Now, with this new teaching, I’ve come to understand that it is more in line with what the Bible actually teaches in the New Testament (eg, Ephesians 4 where we’re told to lay aside the old man and put on the new — exactly what I was doing in the exercise described above.)
I lay all this down as as a part of the journey I’ve been on with regard to this subject and how God had already begun to till the soil of my soul in preparation for the change. Of course, feelings and experiences can not be the standard by which we ultimately evaluate the truth of a doctrine or not.

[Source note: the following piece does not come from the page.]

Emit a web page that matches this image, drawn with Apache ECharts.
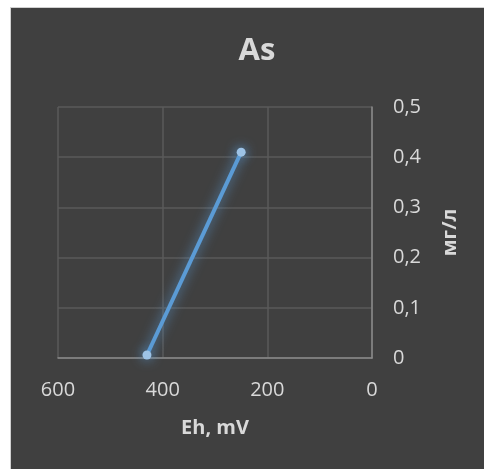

The standard has to be “What does the word of God say?” Is it true that the Bible really doesn’t support the doctrine of Rebound?”
I believe it is, and I shall try to explain why I’ve come to this conclusion in subsequent posts.
For those of you familiar with this doctrine and even those who are not, please feel free to question, object, read me the riot act, support/affirm (!), and/or bring up relevant scriptures that perhaps I’m ignoring. I might not be able to answer, rebut or explain my position to your satisfaction right now, but I would welcome the opportunity to see if my conclusions can stand up to the challenge — at least in my own mind, if not in others’.
First, I do agree that the bible doesn’t say anything about rebound.
Second, I was curious, I don’t think I’ve seen a rebound theme in your books, was there an intended one anywhere?
Third, regular reader, e-mail subscribed won’t show up in a hit counter.
God bless, Kyle
Thanks for the comment, Kyle. I did intend to analogize rebound in the belts they had in Arena but upon rereading I think they work just as well to show the “laying aside the old/putting on the new” concept. I could never get the notion in as clearly in any of my other books, which I consider to be a strong indication that God was the one at work there.
As to your third comment…have you always not shown up in the hit counter or did that start recently? And what hit counter are you talking about?